SimpleX is another option.
These don't have discoverability for lay people users just joining though, which is actually a huge network effect positive for Signal in the family and friends use cases.
However it avoids the issues with the public group chat privacy. It ends up coming down to client and protocol features for those. SimpleX has a more extreme privacy threat model than Whitenoise so user contacts tend to be throw away (for good or bad), which generally doesn't work for public communities.
The real kicker is that almost nothing has the community automation tools and administration of Discord which is the really hard lift.
I have lots of Signal contacts I cannot phone, since the phone number is never shared by default. Not even the signal contact is shareable. It is way too privacy focused to work easily.
i.e. I cannot even match two people I have in contacts unless one of them sends me their hidden username. Then they can talk to one another.

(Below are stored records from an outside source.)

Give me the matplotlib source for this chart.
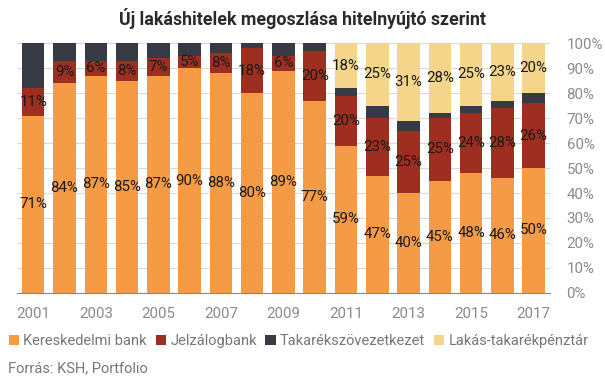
import matplotlib.pyplot as plt
import numpy as np

plt.rcParams['font.family'] = ['Roboto', 'DejaVu Sans']

years = list(range(2001, 2018))
kereskedelmi = [71, 84, 87, 85, 87, 90, 88, 80, 89, 77, 59, 47, 40, 45, 48, 46, 50]
jelzalog = [11, 9, 6, 8, 7, 5, 8, 18, 6, 20, 20, 23, 25, 25, 24, 28, 26]
takarekszov = [18, 7, 7, 7, 6, 5, 4, 2, 5, 3, 3, 5, 4, 2, 3, 3, 4]
lakastakarek = [0, 0, 0, 0, 0, 0, 0, 0, 0, 0, 18, 25, 31, 28, 25, 23, 20]

series = [
    ("Kereskedelmi bank", kereskedelmi, "#F59B45", True),
    ("Jelzálogbank", jelzalog, "#9E2F20", True),
    ("Takarékszövezetkezet", takarekszov, "#363A45", False),
    ("Lakás-takarékpénztár", lakastakarek, "#F5D58A", True),
]

fig = plt.figure(figsize=(6.05, 3.78), dpi=100)
ax = fig.add_axes([0.028, 0.225, 0.881, 0.661])

x = np.arange(len(years))
bottom = np.zeros(len(years))
for name, vals, color, labelled in series:
    vals = np.array(vals, dtype=float)
    ax.bar(x, vals, 0.72, bottom=bottom, color=color, label=name, zorder=2)
    if labelled:
        for xi, b, v in zip(x, bottom, vals):
            if v > 0:
                ax.text(xi, b + v / 2, f"{int(v)}%", ha="center", va="center",
                        fontsize=10.8, color="#1a1a1a", zorder=3)
    bottom += vals

ax.set_xlim(-0.52, len(years) - 0.48)
ax.set_ylim(0, 100)
ax.yaxis.tick_right()
ax.set_yticks(range(0, 101, 10))
ax.set_yticklabels([f"{v}%" for v in range(0, 101, 10)])
ax.set_xticks(x[::2])
ax.set_xticklabels([str(y) for y in years[::2]])
ax.tick_params(axis="both", length=0, labelsize=10.8, colors="#8a8a8a")
ax.tick_params(axis="x", pad=10)
ax.tick_params(axis="y", pad=12)
ax.grid(axis="y", color="#d9d9d9", linewidth=0.8, zorder=0)
for s in ["top", "left", "right"]:
    ax.spines[s].set_visible(False)
ax.spines["bottom"].set_color("#888888")

fig.suptitle("Új lakáshitelek megoszlása hitelnyújtó szerint", x=0.5, y=0.978,
             fontsize=12.8, fontweight="bold", color="#2a2a2a")

fig.legend(loc="lower left", bbox_to_anchor=(0.0, 0.055), ncol=4, frameon=False,
           fontsize=10.5, handlelength=0.7, handleheight=0.7, handletextpad=0.3,
           columnspacing=0.6, labelcolor="#777777", borderaxespad=0.2)

fig.text(0.013, 0.015, "Forrás: KSH, Portfolio", fontsize=10.5, color="#777777")

fig.savefig("out.png", dpi=100)
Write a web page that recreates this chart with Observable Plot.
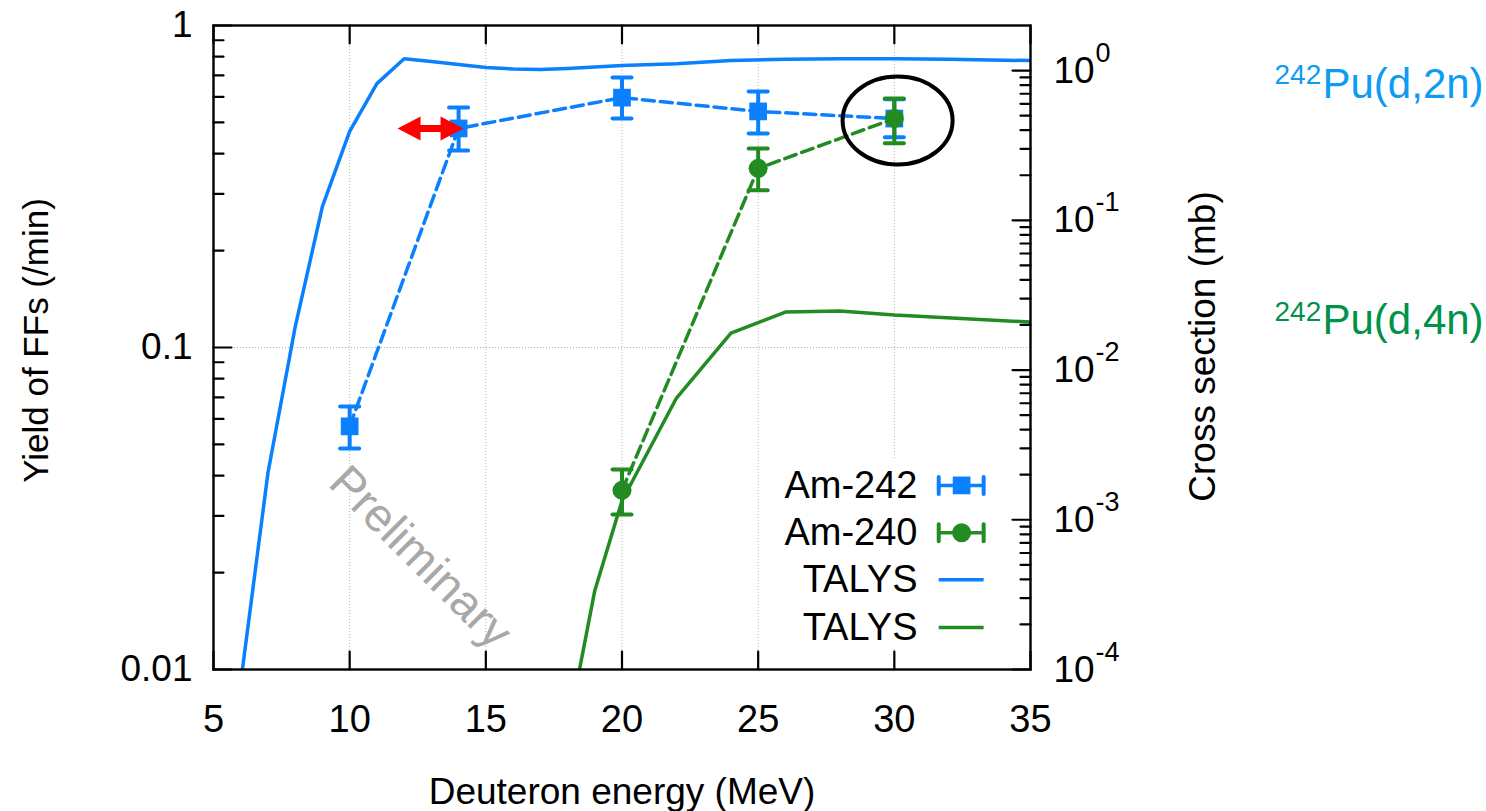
<!DOCTYPE html>
<html>
<head>
<meta charset="utf-8">
<script src="https://cdn.jsdelivr.net/npm/d3@7"></script>
<script src="https://cdn.jsdelivr.net/npm/@observablehq/plot@0.6"></script>
<style>
  html, body { margin: 0; padding: 0; background: #fff; overflow: hidden; }
</style>
</head>
<body>
<div id="chart"></div>
<script>
// ---------- data ----------
const energies242 = [10, 14, 20, 25, 30];
const yield242    = [0.0569, 0.479, 0.597, 0.541, 0.514];
const yield242Lo  = [0.0486, 0.409, 0.514, 0.462, 0.450];
const yield242Hi  = [0.0656, 0.556, 0.690, 0.624, 0.590];

const energies240 = [20, 25, 30];
const yield240    = [0.0360, 0.360, 0.514];
const yield240Lo  = [0.0303, 0.308, 0.431];
const yield240Hi  = [0.0418, 0.415, 0.593];

// TALYS cross sections (mb), right axis
const talys2nE  = [6, 7, 8, 9, 10, 11, 12, 13, 14, 15, 16, 17, 18, 20, 22, 24, 26, 28, 30, 32, 35];
const talys2nXS = [8.2e-5, 2.06e-3, 0.0194, 0.124, 0.392, 0.818, 1.20, 1.148, 1.096, 1.047, 1.024, 1.016, 1.031, 1.08, 1.11, 1.166, 1.19, 1.20, 1.20, 1.19, 1.166];
const talys4nE  = [18, 19, 20, 22, 24, 26, 28, 30, 35];
const talys4nXS = [3.86e-5, 3.36e-4, 1.34e-3, 6.5e-3, 0.01765, 0.0244, 0.0248, 0.0233, 0.0209];

// ticks & labels
const xTicks = [5, 10, 15, 20, 25, 30, 35];
const xGrid = [10, 15, 20, 25, 30];
const yGrid = [0.1];
const leftTicks = [0.01, 0.1, 1];
const leftTickLabels = ["0.01", "0.1", "1"];
const rightTicks = [1e-4, 1e-3, 1e-2, 1e-1, 1];
const rightTickExp = ["-4", "-3", "-2", "-1", "0"];
const legendLabels = ["Am-242", "Am-240", "TALYS", "TALYS"];
const xTitle = "Deuteron energy (MeV)";
const yTitle = "Yield of FFs (/min)";
const y2Title = "Cross section (mb)";
const reactionLabels = [{sup: "242", main: "Pu(d,2n)"}, {sup: "242", main: "Pu(d,4n)"}];

// annotation anchors (data units)
const legendRowY = [0.0373, 0.0266, 0.0190, 0.0135];
const legendTextX = 30.85;
const legendSampleX = [31.63, 33.28];
const legendMarkX = 32.47;
const legendBox = {x1: 25.5, x2: 34.25, y1: 0.0116, y2: 0.0452};
const arrowPos = {e: 12.97, y: 0.479};
const circlePos = {e: 30.12, y: 0.507};
const stampPos = {e: 12.6, y: 0.0223};

// ---------- scales ----------
const leftDomain = [0.01, 1];
const rightDomain = [1e-4, 2];
const L = Math.log10;
const toLeft = v => {
  const t = (L(v) - L(rightDomain[0])) / (L(rightDomain[1]) - L(rightDomain[0]));
  return 10 ** (L(leftDomain[0]) + t * (L(leftDomain[1]) - L(leftDomain[0])));
};

const am242 = energies242.map((e, i) => ({e, y: yield242[i], lo: yield242Lo[i], hi: yield242Hi[i]}));
const am240 = energies240.map((e, i) => ({e, y: yield240[i], lo: yield240Lo[i], hi: yield240Hi[i]}));
const t2n = talys2nE.map((e, i) => ({e, v: talys2nXS[i]}));
const t4n = talys4nE.map((e, i) => ({e, v: talys4nXS[i]}));

const leftMinor = [];
for (const k of [-2, -1]) for (let m = 2; m <= 9; m++) leftMinor.push(m * 10 ** k);
const rightMinor = [];
for (const k of [-4, -3, -2, -1]) for (let m = 2; m <= 9; m++) rightMinor.push(m * 10 ** k);
const rightTickData = rightTicks.map((v, i) => ({v, exp: rightTickExp[i]}));
const legendRows = legendLabels.map((t, i) => ({t, y: legendRowY[i], i}));

const BLUE = "#0a80ff";
const GREEN = "#228b22";
const FONT = "'Liberation Sans', Arial, Helvetica, sans-serif";
const LW = 3.5;
const EW = 4;

// custom shapes
const tickLine = {draw(ctx, l) { ctx.moveTo(0, 0); ctx.lineTo(0, -l); }};
const ellipseSym = {draw(ctx) {
  const rx = 55, ry = 44, k = 0.5523;
  ctx.moveTo(rx, 0);
  ctx.bezierCurveTo(rx, k * ry, k * rx, ry, 0, ry);
  ctx.bezierCurveTo(-k * rx, ry, -rx, k * ry, -rx, 0);
  ctx.bezierCurveTo(-rx, -k * ry, -k * rx, -ry, 0, -ry);
  ctx.bezierCurveTo(k * rx, -ry, rx, -k * ry, rx, 0);
  ctx.closePath();
}};
const doubleArrow = {draw(ctx) {
  const tip = 33, base = 10, hh = 12, sh = 3.5;
  ctx.moveTo(-tip, 0);
  ctx.lineTo(-base, -hh); ctx.lineTo(-base, -sh); ctx.lineTo(base, -sh); ctx.lineTo(base, -hh);
  ctx.lineTo(tip, 0);
  ctx.lineTo(base, hh); ctx.lineTo(base, sh); ctx.lineTo(-base, sh); ctx.lineTo(-base, hh);
  ctx.closePath();
}};

const errMarks = (data, color) => [
  Plot.ruleX(data, {x: "e", y1: "lo", y2: "hi", stroke: color, strokeWidth: EW}),
  Plot.vector(data, {x: "e", y: "lo", length: 19, rotate: 90, anchor: "middle", shape: tickLine, stroke: color, strokeWidth: EW}),
  Plot.vector(data, {x: "e", y: "hi", length: 19, rotate: 90, anchor: "middle", shape: tickLine, stroke: color, strokeWidth: EW})
];

const legendColor = [BLUE, GREEN, BLUE, GREEN];

const chart = Plot.plot({
  width: 1486,
  height: 811,
  marginLeft: 213,
  marginRight: 456,
  marginTop: 25,
  marginBottom: 142,
  style: {fontFamily: FONT, fontSize: "37px", color: "black", background: "white", overflow: "visible"},
  x: {domain: [5, 35]},
  y: {type: "log", domain: leftDomain},
  marks: [
    // grid
    Plot.ruleX(xGrid, {stroke: "#b0b0b0", strokeWidth: 1, strokeDasharray: "1,2"}),
    Plot.ruleY(yGrid, {stroke: "#b0b0b0", strokeWidth: 1, strokeDasharray: "1,2"}),
    // legend background
    Plot.rect([legendBox], {x1: "x1", x2: "x2", y1: "y1", y2: "y2", fill: "white"}),
    // watermark
    Plot.text(["Preliminary"], {x: () => stampPos.e, y: () => stampPos.y, text: d => d, rotate: 45, fontSize: 47, fill: "#a8a8a8", textAnchor: "middle", lineAnchor: "middle"}),
    // TALYS curves (right axis)
    Plot.line(t2n, {x: "e", y: d => toLeft(d.v), stroke: BLUE, strokeWidth: LW, clip: true}),
    Plot.line(t4n, {x: "e", y: d => toLeft(d.v), stroke: GREEN, strokeWidth: LW, clip: true}),
    // measured yields
    Plot.line(am242, {x: "e", y: "y", stroke: BLUE, strokeWidth: LW, strokeDasharray: "12,6"}),
    ...errMarks(am242, BLUE),
    Plot.dot(am242, {x: "e", y: "y", symbol: "square", r: 10, fill: BLUE}),
    Plot.line(am240, {x: "e", y: "y", stroke: GREEN, strokeWidth: LW, strokeDasharray: "12,6"}),
    ...errMarks(am240, GREEN),
    Plot.dot(am240, {x: "e", y: "y", symbol: "circle", r: 9.5, fill: GREEN}),
    // annotations
    Plot.dot([arrowPos], {x: "e", y: "y", symbol: doubleArrow, fill: "#ff0000", stroke: "none"}),
    Plot.dot([circlePos], {x: "e", y: "y", symbol: ellipseSym, fill: "none", stroke: "black", strokeWidth: 4}),
    // legend
    Plot.text(legendRows, {x: () => legendTextX, y: "y", text: "t", textAnchor: "end", lineAnchor: "middle", fontSize: 38, fill: "black"}),
    Plot.link(legendRows, {x1: () => legendSampleX[0], x2: () => legendSampleX[1], y1: "y", y2: "y", stroke: d => legendColor[d.i], strokeWidth: LW}),
    Plot.vector(legendRows.filter(d => d.i < 2), {x: () => legendSampleX[0], y: "y", length: 17, rotate: 0, anchor: "middle", shape: tickLine, stroke: d => legendColor[d.i], strokeWidth: EW}),
    Plot.vector(legendRows.filter(d => d.i < 2), {x: () => legendSampleX[1], y: "y", length: 17, rotate: 0, anchor: "middle", shape: tickLine, stroke: d => legendColor[d.i], strokeWidth: EW}),
    Plot.dot(legendRows.filter(d => d.i === 0), {x: () => legendMarkX, y: "y", symbol: "square", r: 10, fill: BLUE}),
    Plot.dot(legendRows.filter(d => d.i === 1), {x: () => legendMarkX, y: "y", symbol: "circle", r: 9.5, fill: GREEN}),
    // inward ticks
    Plot.vector(xTicks, {x: d => d, frameAnchor: "bottom", length: 18, rotate: 0, anchor: "start", shape: tickLine, stroke: "black", strokeWidth: 2.2}),
    Plot.vector(xTicks, {x: d => d, frameAnchor: "top", length: 18, rotate: 180, anchor: "start", shape: tickLine, stroke: "black", strokeWidth: 2.2}),
    Plot.vector(leftTicks, {y: d => d, frameAnchor: "left", length: 18, rotate: 90, anchor: "start", shape: tickLine, stroke: "black", strokeWidth: 2.2}),
    Plot.vector(leftMinor, {y: d => d, frameAnchor: "left", length: 10, rotate: 90, anchor: "start", shape: tickLine, stroke: "black", strokeWidth: 2.2}),
    Plot.vector(rightTicks, {y: d => toLeft(d), frameAnchor: "right", length: 18, rotate: -90, anchor: "start", shape: tickLine, stroke: "black", strokeWidth: 2.2}),
    Plot.vector(rightMinor, {y: d => toLeft(d), frameAnchor: "right", length: 10, rotate: -90, anchor: "start", shape: tickLine, stroke: "black", strokeWidth: 2.2}),
    Plot.frame({stroke: "black", strokeWidth: 2.4}),
    // axes labels
    Plot.axisX({ticks: xTicks, tickSize: 0, tickPadding: 36, fontSize: 38, label: null, tickFormat: d => String(d)}),
    Plot.axisY({ticks: leftTicks, tickSize: 0, tickPadding: 21, fontSize: 37, label: null, tickFormat: d => leftTickLabels[leftTicks.indexOf(d)]}),
    Plot.text(rightTickData, {y: d => toLeft(d.v), frameAnchor: "right", text: () => "10", dx: 23, dy: 12, textAnchor: "start", lineAnchor: "bottom", fontSize: 37, fill: "black"}),
    Plot.text(rightTickData, {y: d => toLeft(d.v), frameAnchor: "right", text: "exp", dx: 65, dy: -9, textAnchor: "start", lineAnchor: "bottom", fontSize: 27, fill: "black"}),
    Plot.text([xTitle], {frameAnchor: "bottom", text: d => d, dy: 134, textAnchor: "middle", lineAnchor: "bottom", fontSize: 37, fill: "black"}),
    Plot.text([yTitle], {frameAnchor: "left", text: d => d, dx: -166, dy: -7, rotate: -90, textAnchor: "middle", lineAnchor: "bottom", fontSize: 35, fill: "black"}),
    Plot.text([y2Title], {frameAnchor: "right", text: d => d, dx: 184, dy: -1, rotate: -90, textAnchor: "middle", lineAnchor: "bottom", fontSize: 37, fill: "black"}),
    // reaction labels
    Plot.text([reactionLabels[0]], {frameAnchor: "top-right", text: "sup", dx: 244, dy: 58, textAnchor: "start", lineAnchor: "bottom", fontSize: 28, fill: "#0c9cf2"}),
    Plot.text([reactionLabels[0]], {frameAnchor: "top-right", text: "main", dx: 292, dy: 72, textAnchor: "start", lineAnchor: "bottom", fontSize: 42, fill: "#0c9cf2"}),
    Plot.text([reactionLabels[1]], {frameAnchor: "top-right", text: "sup", dx: 244, dy: 295, textAnchor: "start", lineAnchor: "bottom", fontSize: 28, fill: "#00924a"}),
    Plot.text([reactionLabels[1]], {frameAnchor: "top-right", text: "main", dx: 292, dy: 308, textAnchor: "start", lineAnchor: "bottom", fontSize: 42, fill: "#00924a"})
  ]
});

document.getElementById("chart").append(chart);
</script>
</body>
</html>
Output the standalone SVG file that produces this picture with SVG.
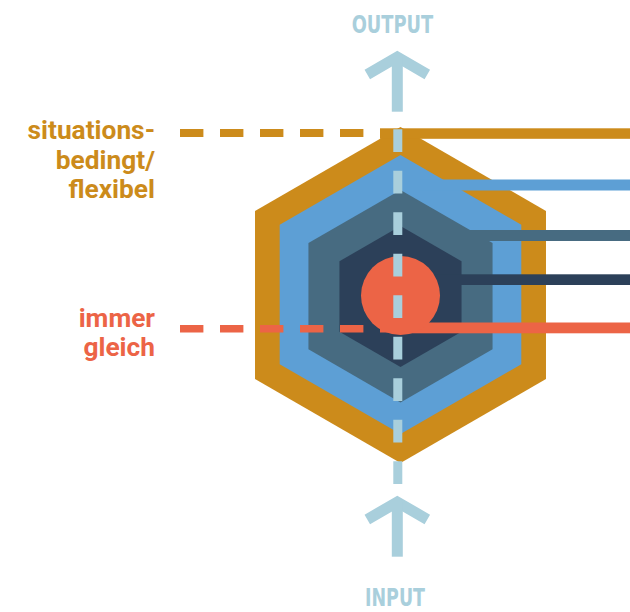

And people in my contacts don't use their full name. In groups, they often share the first name, making it confusing as hell. And many use an arbitrary nickname, most often the abbreviated first name I think but sometimes truly random stuff, and might even change that yearly with no mapping in my history to tell me who they were.
I, and all of my contacts, have the default setting for this which makes me discoverable on Signal by phone number look up, but I have phone number sharing disabled. That's the default settings.
I've had no issues at all with discovery.
Signal has had the ability to share a username instead of phone number for a while. You definitely want to pair that with not sharing your phone number with Signal contacts (the related option released at the same time).
Not a privacy app in my opinion. Sure, might be good for some use cases... but overall there are better solutions.